What you will do:
Would you quote every entry exactly, dropping only the pictures?

Data for the task:
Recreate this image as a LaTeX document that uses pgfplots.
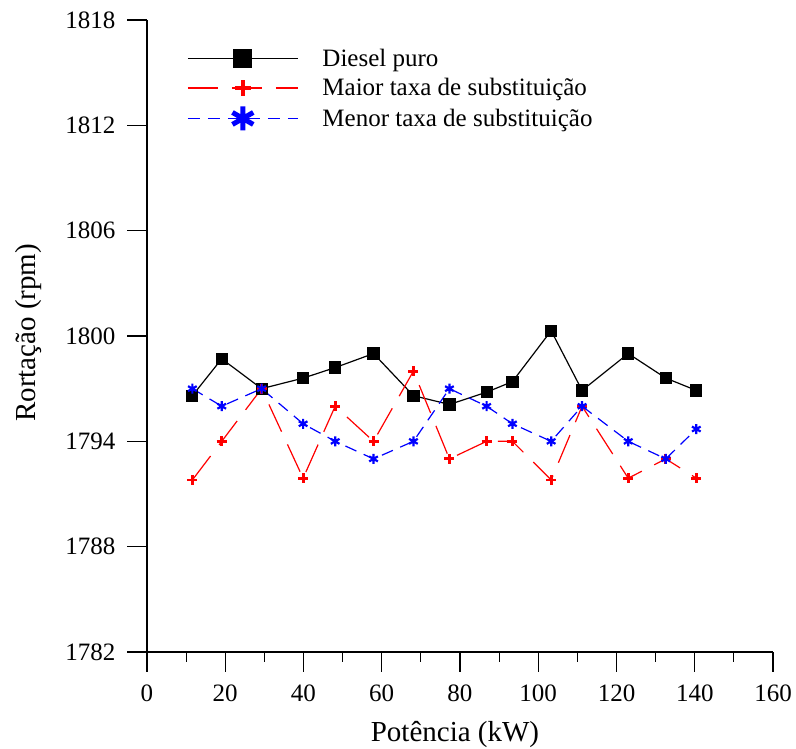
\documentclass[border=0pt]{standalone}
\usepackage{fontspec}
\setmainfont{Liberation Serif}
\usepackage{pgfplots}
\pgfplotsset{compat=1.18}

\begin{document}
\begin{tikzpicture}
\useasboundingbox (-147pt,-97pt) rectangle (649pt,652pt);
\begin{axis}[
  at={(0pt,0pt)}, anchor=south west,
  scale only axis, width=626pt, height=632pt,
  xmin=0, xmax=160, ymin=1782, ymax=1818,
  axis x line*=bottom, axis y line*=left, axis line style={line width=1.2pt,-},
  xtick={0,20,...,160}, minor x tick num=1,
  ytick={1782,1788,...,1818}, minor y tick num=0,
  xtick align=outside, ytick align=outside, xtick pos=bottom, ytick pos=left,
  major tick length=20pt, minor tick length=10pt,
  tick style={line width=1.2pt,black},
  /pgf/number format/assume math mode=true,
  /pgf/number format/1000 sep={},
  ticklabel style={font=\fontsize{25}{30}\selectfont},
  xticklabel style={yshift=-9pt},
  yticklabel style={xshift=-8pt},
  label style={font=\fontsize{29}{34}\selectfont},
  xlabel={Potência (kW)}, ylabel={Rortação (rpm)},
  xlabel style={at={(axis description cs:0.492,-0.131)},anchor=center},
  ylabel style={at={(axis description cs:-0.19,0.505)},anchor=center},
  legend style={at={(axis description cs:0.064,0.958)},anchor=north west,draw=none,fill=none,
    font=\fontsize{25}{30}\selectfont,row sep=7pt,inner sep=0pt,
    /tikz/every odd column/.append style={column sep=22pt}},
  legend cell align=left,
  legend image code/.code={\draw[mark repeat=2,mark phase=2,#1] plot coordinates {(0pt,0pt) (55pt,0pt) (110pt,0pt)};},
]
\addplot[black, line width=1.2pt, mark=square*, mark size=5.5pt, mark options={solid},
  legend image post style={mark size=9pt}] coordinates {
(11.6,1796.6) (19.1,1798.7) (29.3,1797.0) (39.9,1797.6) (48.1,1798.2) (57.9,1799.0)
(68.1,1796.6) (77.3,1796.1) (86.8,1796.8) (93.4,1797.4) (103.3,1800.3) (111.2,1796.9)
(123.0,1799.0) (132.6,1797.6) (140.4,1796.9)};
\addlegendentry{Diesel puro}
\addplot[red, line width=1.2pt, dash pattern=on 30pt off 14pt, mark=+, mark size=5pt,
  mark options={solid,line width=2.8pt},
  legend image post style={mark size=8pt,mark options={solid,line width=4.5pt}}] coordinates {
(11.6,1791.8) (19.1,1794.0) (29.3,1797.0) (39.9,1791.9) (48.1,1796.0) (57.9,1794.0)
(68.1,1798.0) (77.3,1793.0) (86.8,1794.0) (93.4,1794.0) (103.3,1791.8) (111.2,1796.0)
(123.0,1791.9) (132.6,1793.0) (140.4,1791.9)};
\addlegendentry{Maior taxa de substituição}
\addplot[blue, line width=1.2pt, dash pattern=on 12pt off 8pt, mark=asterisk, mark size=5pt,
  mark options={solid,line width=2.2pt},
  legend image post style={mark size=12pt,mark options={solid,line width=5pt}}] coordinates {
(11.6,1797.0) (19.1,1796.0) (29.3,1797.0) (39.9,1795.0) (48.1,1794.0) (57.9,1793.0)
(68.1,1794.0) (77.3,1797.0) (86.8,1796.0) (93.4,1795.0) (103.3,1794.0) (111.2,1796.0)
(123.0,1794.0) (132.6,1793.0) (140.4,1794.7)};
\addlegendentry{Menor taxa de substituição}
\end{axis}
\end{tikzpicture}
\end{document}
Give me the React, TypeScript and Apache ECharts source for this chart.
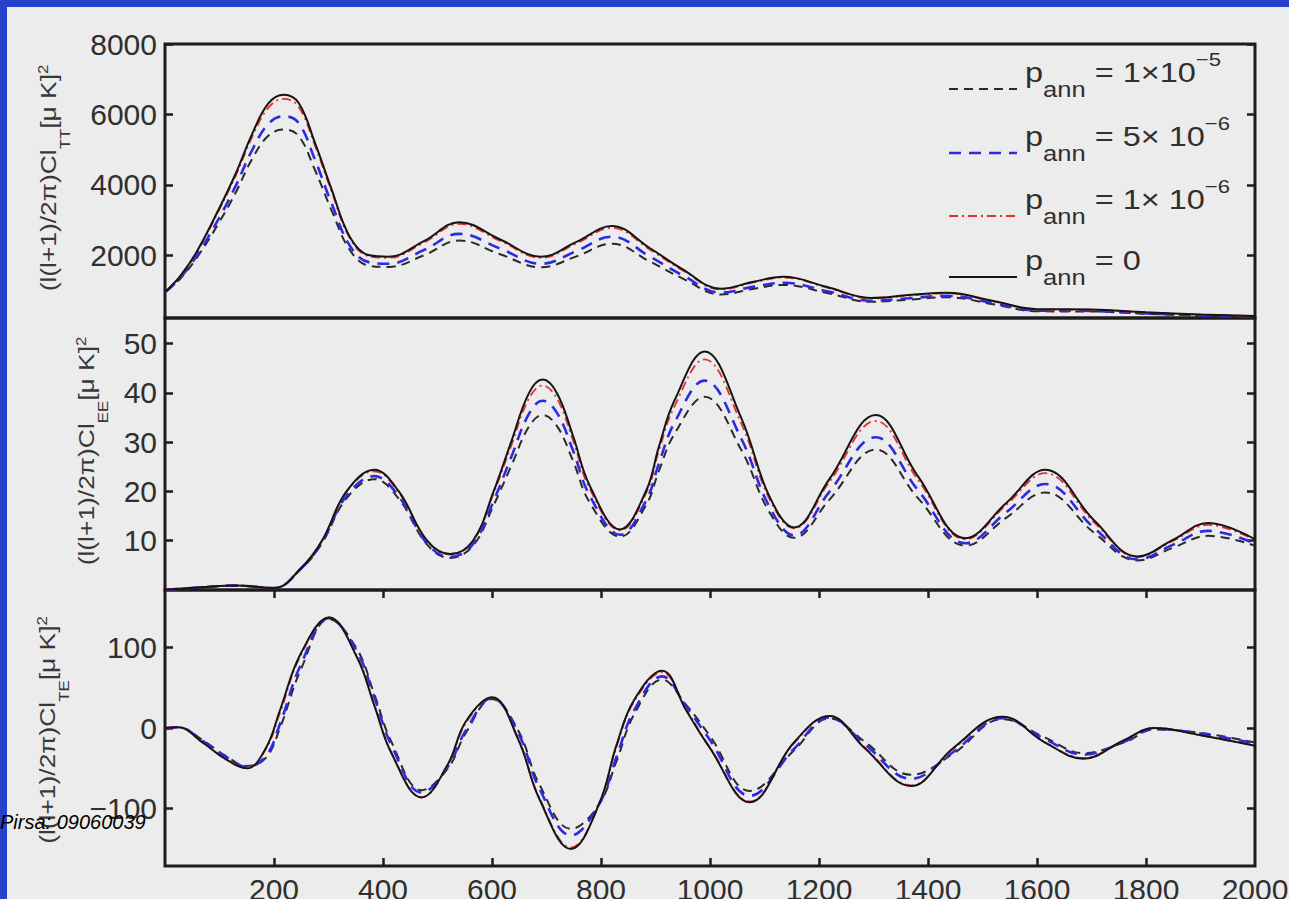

Reply to the task:
Recreate this image as a LaTeX document that uses pgfplots.
\documentclass[border=0pt]{standalone}
\usepackage{fontspec}
\setmainfont{Liberation Serif}
\usepackage{pgfplots}
\pgfplotsset{compat=1.18}

\begin{document}
\begin{tikzpicture}
\useasboundingbox (-147pt,-97pt) rectangle (649pt,652pt);
\begin{axis}[
  at={(0pt,0pt)}, anchor=south west,
  scale only axis, width=626pt, height=632pt,
  xmin=0, xmax=160, ymin=1782, ymax=1818,
  axis x line*=bottom, axis y line*=left, axis line style={line width=1.2pt,-},
  xtick={0,20,...,160}, minor x tick num=1,
  ytick={1782,1788,...,1818}, minor y tick num=0,
  xtick align=outside, ytick align=outside, xtick pos=bottom, ytick pos=left,
  major tick length=20pt, minor tick length=10pt,
  tick style={line width=1.2pt,black},
  /pgf/number format/assume math mode=true,
  /pgf/number format/1000 sep={},
  ticklabel style={font=\fontsize{25}{30}\selectfont},
  xticklabel style={yshift=-9pt},
  yticklabel style={xshift=-8pt},
  label style={font=\fontsize{29}{34}\selectfont},
  xlabel={Potência (kW)}, ylabel={Rortação (rpm)},
  xlabel style={at={(axis description cs:0.492,-0.131)},anchor=center},
  ylabel style={at={(axis description cs:-0.19,0.505)},anchor=center},
  legend style={at={(axis description cs:0.064,0.958)},anchor=north west,draw=none,fill=none,
    font=\fontsize{25}{30}\selectfont,row sep=7pt,inner sep=0pt,
    /tikz/every odd column/.append style={column sep=22pt}},
  legend cell align=left,
  legend image code/.code={\draw[mark repeat=2,mark phase=2,#1] plot coordinates {(0pt,0pt) (55pt,0pt) (110pt,0pt)};},
]
\addplot[black, line width=1.2pt, mark=square*, mark size=5.5pt, mark options={solid},
  legend image post style={mark size=9pt}] coordinates {
(11.6,1796.6) (19.1,1798.7) (29.3,1797.0) (39.9,1797.6) (48.1,1798.2) (57.9,1799.0)
(68.1,1796.6) (77.3,1796.1) (86.8,1796.8) (93.4,1797.4) (103.3,1800.3) (111.2,1796.9)
(123.0,1799.0) (132.6,1797.6) (140.4,1796.9)};
\addlegendentry{Diesel puro}
\addplot[red, line width=1.2pt, dash pattern=on 30pt off 14pt, mark=+, mark size=5pt,
  mark options={solid,line width=2.8pt},
  legend image post style={mark size=8pt,mark options={solid,line width=4.5pt}}] coordinates {
(11.6,1791.8) (19.1,1794.0) (29.3,1797.0) (39.9,1791.9) (48.1,1796.0) (57.9,1794.0)
(68.1,1798.0) (77.3,1793.0) (86.8,1794.0) (93.4,1794.0) (103.3,1791.8) (111.2,1796.0)
(123.0,1791.9) (132.6,1793.0) (140.4,1791.9)};
\addlegendentry{Maior taxa de substituição}
\addplot[blue, line width=1.2pt, dash pattern=on 12pt off 8pt, mark=asterisk, mark size=5pt,
  mark options={solid,line width=2.2pt},
  legend image post style={mark size=12pt,mark options={solid,line width=5pt}}] coordinates {
(11.6,1797.0) (19.1,1796.0) (29.3,1797.0) (39.9,1795.0) (48.1,1794.0) (57.9,1793.0)
(68.1,1794.0) (77.3,1797.0) (86.8,1796.0) (93.4,1795.0) (103.3,1794.0) (111.2,1796.0)
(123.0,1794.0) (132.6,1793.0) (140.4,1794.7)};
\addlegendentry{Menor taxa de substituição}
\end{axis}
\end{tikzpicture}
\end{document}
Give me the React, TypeScript and Apache ECharts source for this chart.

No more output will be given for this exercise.